High-performing organizations implement explicit decision gates, asking:
- Did this pilot meet predefined success criteria?
- Is the value measurable and repeatable?
- Can it be supported operationally and financially?
- Is there executive sponsorship to scale?
Equally important, these frameworks define when to stop an initiative. Killing pilots that don’t meet standards is not failure — it is discipline.
This approach prevents pilot overload and focuses resources on initiatives with real production potential.
4. Treat Data Readiness as a First-Class Requirement
AI maturity is inseparable from data maturity.
In 2026, teams increasingly evaluate AI opportunities by first assessing:
- Data ownership and governance
- Accessibility across business units
- Data freshness and relevance
- Legal and compliance constraints
Many promising AI ideas are deprioritized not because the model won’t work, but because the data foundation isn’t ready. Organizations that address data readiness upfront move faster and scale more reliably.
5. Strengthen Governance Without Slowing Innovation
Governance has become one of the most misunderstood aspects of AI innovation.

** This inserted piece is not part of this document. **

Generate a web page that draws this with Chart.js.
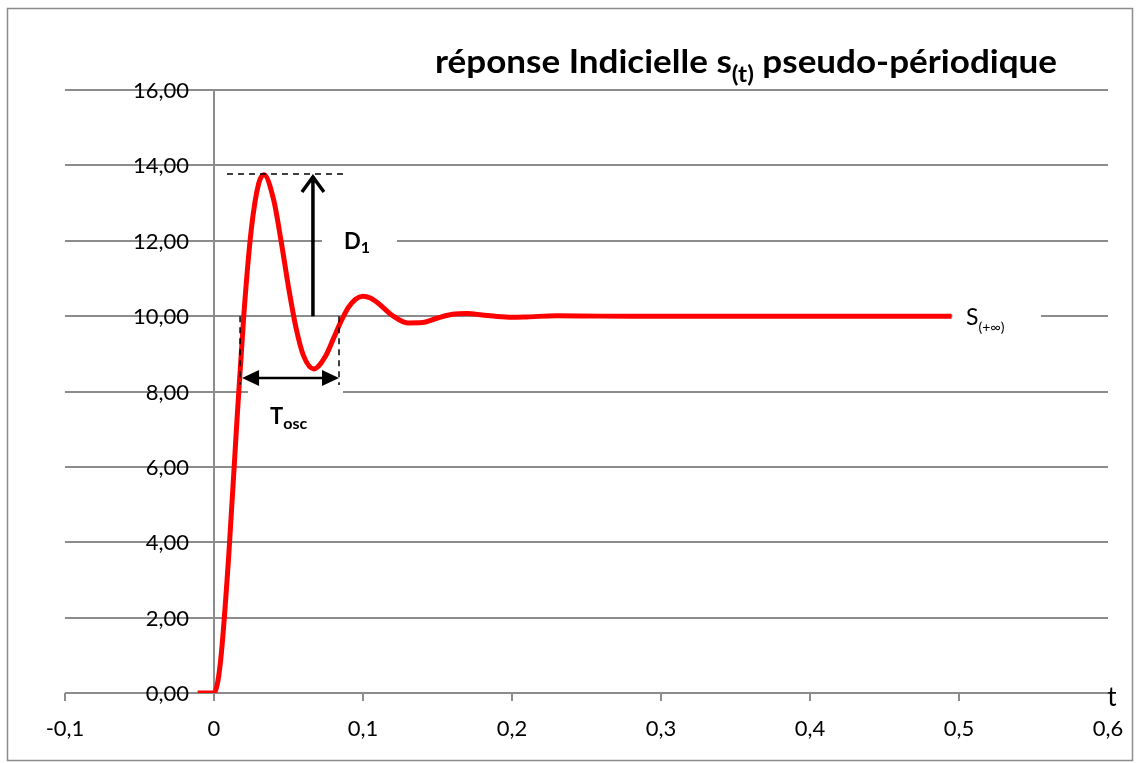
<!DOCTYPE html>
<html>
<head>
<meta charset="utf-8">
<script src="https://cdn.jsdelivr.net/npm/chart.js@4.4.0/dist/chart.umd.min.js"></script>
<style>
  body { margin: 0; background: #fff; }
  #wrap { width: 1137px; height: 763px; position: relative; }
</style>
</head>
<body>
<div id="wrap"><canvas id="chart1"></canvas></div>
<script>
// time values (s) and step response s(t)
var t_values = [-0.011, -0.005, 0, 0.0025, 0.005, 0.01, 0.015, 0.02, 0.025, 0.03, 0.0335, 0.04, 0.045, 0.05, 0.055, 0.06, 0.067, 0.075, 0.08, 0.085, 0.09, 0.095, 0.1, 0.105, 0.11, 0.12, 0.13, 0.14, 0.15, 0.16, 0.17, 0.18, 0.19, 0.2, 0.21, 0.23, 0.26, 0.3, 0.35, 0.4, 0.45, 0.495];
var s_values = [0, 0, 0, 0.29, 1.08, 3.71, 6.97, 10.02, 12.29, 13.52, 13.75, 13.09, 12.00, 10.77, 9.70, 8.96, 8.60, 8.95, 9.39, 9.84, 10.22, 10.45, 10.53, 10.48, 10.35, 10.01, 9.82, 9.83, 9.95, 10.05, 10.07, 10.03, 9.99, 9.97, 9.98, 10.01, 10, 10, 10, 10, 10, 10];

var x_ticks = [-0.1, 0, 0.1, 0.2, 0.3, 0.4, 0.5, 0.6];
var y_ticks = [0, 2, 4, 6, 8, 10, 12, 14, 16];

// annotation anchors in data units
var s_final = 10;
var d1_top = 13.77;
var t_peak_line = [0.0087, 0.0866];
var t_arrow = 0.0664;
var t_osc = [0.0175, 0.0839];
var y_osc_end = 8.17;
var y_osc_arrow = 8.36;

var points = t_values.map(function (t, i) { return { x: t, y: s_values[i] }; });

var GRID = '#8c8c8c';
var FONT = 'Lato, "Open Sans", sans-serif';

function fr(v, dec) {
    return v.toFixed(dec).replace('.', ',');
}

function textSub(ctx, x, y, main, sub, f1, f2, dy, after) {
    ctx.font = f1;
    ctx.fillText(main, x, y);
    var w = ctx.measureText(main).width;
    ctx.font = f2;
    ctx.fillText(sub, x + w, y + dy);
    var w2 = ctx.measureText(sub).width;
    if (after) {
        ctx.font = f1;
        ctx.fillText(after, x + w + w2, y);
    }
}

function whiteBox(ctx, x1, y1, x2, y2) {
    ctx.fillStyle = '#fff';
    ctx.fillRect(x1, y1, x2 - x1, y2 - y1);
}

var decor = {
    id: 'decor',
    beforeDatasetsDraw: function (chart) {
        var ctx = chart.ctx;
        var xs = chart.scales.x, ys = chart.scales.y;
        var x0 = xs.getPixelForValue(0);
        var yb = ys.getPixelForValue(0);
        ctx.save();
        // boxes behind the labels
        whiteBox(ctx, 322, ys.getPixelForValue(12) - 14, 397, ys.getPixelForValue(12) + 14);
        whiteBox(ctx, 248, ys.getPixelForValue(8) - 2, 343, ys.getPixelForValue(8) + 44);
        whiteBox(ctx, xs.getPixelForValue(0.495) + 1, ys.getPixelForValue(s_final) - 14, 1041, ys.getPixelForValue(s_final) + 22);

        // y axis line at t = 0
        ctx.strokeStyle = GRID;
        ctx.lineWidth = 2;
        ctx.beginPath();
        ctx.moveTo(x0, ys.getPixelForValue(16));
        ctx.lineTo(x0, yb);
        ctx.stroke();
        // tick marks on x axis
        x_ticks.forEach(function (v) {
            if (v >= 0.6) return;
            var px = xs.getPixelForValue(v);
            ctx.beginPath();
            ctx.moveTo(px, yb);
            ctx.lineTo(px, yb + 8);
            ctx.stroke();
        });

        ctx.fillStyle = '#000';
        ctx.font = '22px ' + FONT;
        ctx.textAlign = 'right';
        ctx.textBaseline = 'middle';
        y_ticks.forEach(function (v) {
            ctx.fillText(fr(v, 2), x0 - 25, ys.getPixelForValue(v) + 1);
        });
        ctx.textAlign = 'center';
        x_ticks.forEach(function (v) {
            ctx.fillText(v === 0 ? '0' : fr(v, 1), xs.getPixelForValue(v), yb + 36);
        });
        ctx.font = '26px ' + FONT;
        ctx.fillText('t', xs.getPixelForValue(0.6) + 4, yb + 5);
        ctx.restore();
    },
    afterDatasetsDraw: function (chart) {
        var ctx = chart.ctx;
        var xs = chart.scales.x, ys = chart.scales.y;
        ctx.save();
        ctx.strokeStyle = '#000';
        ctx.fillStyle = '#000';

        // dashed lines
        ctx.lineWidth = 1.5;
        ctx.setLineDash([6, 5]);
        var yTop = ys.getPixelForValue(d1_top);
        ctx.beginPath();
        ctx.moveTo(xs.getPixelForValue(t_peak_line[0]), yTop);
        ctx.lineTo(xs.getPixelForValue(t_peak_line[1]), yTop);
        t_osc.forEach(function (t) {
            ctx.moveTo(xs.getPixelForValue(t), ys.getPixelForValue(s_final));
            ctx.lineTo(xs.getPixelForValue(t), ys.getPixelForValue(y_osc_end));
        });
        ctx.stroke();
        ctx.setLineDash([]);

        // D1 arrow
        var xa = xs.getPixelForValue(t_arrow);
        ctx.lineWidth = 3.5;
        ctx.beginPath();
        ctx.moveTo(xa, ys.getPixelForValue(s_final));
        ctx.lineTo(xa, yTop + 2);
        ctx.moveTo(xa - 11, yTop + 18);
        ctx.lineTo(xa, yTop + 3);
        ctx.lineTo(xa + 11, yTop + 18);
        ctx.stroke();

        // Tosc double arrow
        var ya = ys.getPixelForValue(y_osc_arrow);
        var xl = xs.getPixelForValue(t_osc[0]) + 2, xr = xs.getPixelForValue(t_osc[1]);
        ctx.lineWidth = 2.5;
        ctx.beginPath();
        ctx.moveTo(xl + 10, ya);
        ctx.lineTo(xr - 10, ya);
        ctx.stroke();
        ctx.beginPath();
        ctx.moveTo(xl, ya);
        ctx.lineTo(xl + 17, ya - 8);
        ctx.lineTo(xl + 17, ya + 8);
        ctx.closePath();
        ctx.moveTo(xr, ya);
        ctx.lineTo(xr - 17, ya - 8);
        ctx.lineTo(xr - 17, ya + 8);
        ctx.closePath();
        ctx.fill();

        // labels
        ctx.textAlign = 'left';
        ctx.textBaseline = 'alphabetic';
        textSub(ctx, 344, ys.getPixelForValue(12) + 8, 'D', '1', 'bold 22px ' + FONT, 'bold 16px ' + FONT, 4);
        textSub(ctx, 270, 424, 'T', 'osc', 'bold 22px ' + FONT, 'bold 16px ' + FONT, 5);
        textSub(ctx, 966, ys.getPixelForValue(s_final) + 9, 'S', '(+\u221e)', '23px ' + FONT, '14px ' + FONT, 7);

        // title, fitted to the width it has in the picture
        var f1 = 'bold 33px ' + FONT, f2 = 'bold 23px ' + FONT;
        ctx.font = f1;
        var w = ctx.measureText('r\u00e9ponse Indicielle s').width + ctx.measureText(' pseudo-p\u00e9riodique').width;
        ctx.font = f2;
        w += ctx.measureText('(t)').width;
        ctx.save();
        ctx.translate(435, 0);
        ctx.scale(622 / w, 1);
        textSub(ctx, 0, 73, 'r\u00e9ponse Indicielle s', '(t)', f1, f2, 9, ' pseudo-p\u00e9riodique');
        ctx.restore();

        // outer frame
        ctx.strokeStyle = GRID;
        ctx.lineWidth = 1.5;
        ctx.strokeRect(7.5, 8.5, 1125, 752);
        ctx.restore();
    }
};

var my_ctx = document.getElementById('chart1');
var myChart1 = new Chart(my_ctx, {
    type: 'line',
    data: {
        datasets: [{
            label: 's(t)',
            data: points,
            borderColor: '#ff0000',
            borderWidth: 5,
            pointRadius: 0,
            cubicInterpolationMode: 'monotone',
            fill: false
        }]
    },
    options: {
        responsive: true,
        maintainAspectRatio: false,
        animation: false,
        layout: { padding: { left: 65, right: 29, top: 90, bottom: 70 } },
        plugins: { legend: { display: false }, tooltip: { enabled: false }, title: { display: false } },
        scales: {
            x: {
                type: 'linear',
                min: -0.1,
                max: 0.6,
                afterBuildTicks: function (s) { s.ticks = x_ticks.map(function (v) { return { value: v }; }); },
                ticks: { display: false },
                grid: { display: false, drawTicks: false },
                border: { display: false }
            },
            y: {
                min: 0,
                max: 16,
                afterBuildTicks: function (s) { s.ticks = y_ticks.map(function (v) { return { value: v }; }); },
                ticks: { display: false },
                grid: { color: GRID, lineWidth: 2, drawTicks: false },
                border: { display: false }
            }
        }
    },
    plugins: [decor]
});
</script>
</body>
</html>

In 2026, leading organizations treat governance as an enabler, not a blocker. Effective governance frameworks clarify:
- Where AI can be used and where it cannot
- How models are evaluated and monitored
- Who owns outcomes and risk
- How ethical, legal, and regulatory concerns are addressed
When governance is clear, teams gain confidence to scale AI responsibly — instead of hesitating indefinitely.
6. Plan for Change Management Early
Scaling AI is as much an organizational challenge as a technical one.
AI changes how decisions are made, who makes them, and how work gets done. Successful teams involve:
- Business stakeholders early
- IT, security, and legal from the start
- Operations teams before deployment
AI initiatives often fail not because the technology underperforms, but because adoption and workflow change were treated as afterthoughts.
What “Production AI” Looks Like in 2026
By the end of 2026, production AI initiatives tend to share common characteristics:
- Embedded directly into core workflows
- Owned by business units, not innovation teams
- Governed with clear standards and accountability
- Continuously monitored and improved
- Measured by business outcomes, not model accuracy
This marks the shift from AI experiments to AI capability.
Final Takeaway
2026 is the year enterprise AI grows up.
The organizations that succeed won’t be the ones that ran the most pilots — but those that built systems for consistently moving from pilot to production.
Innovation teams that apply disciplined evaluation, governance, and execution will turn AI from a promising experiment into a durable competitive advantage.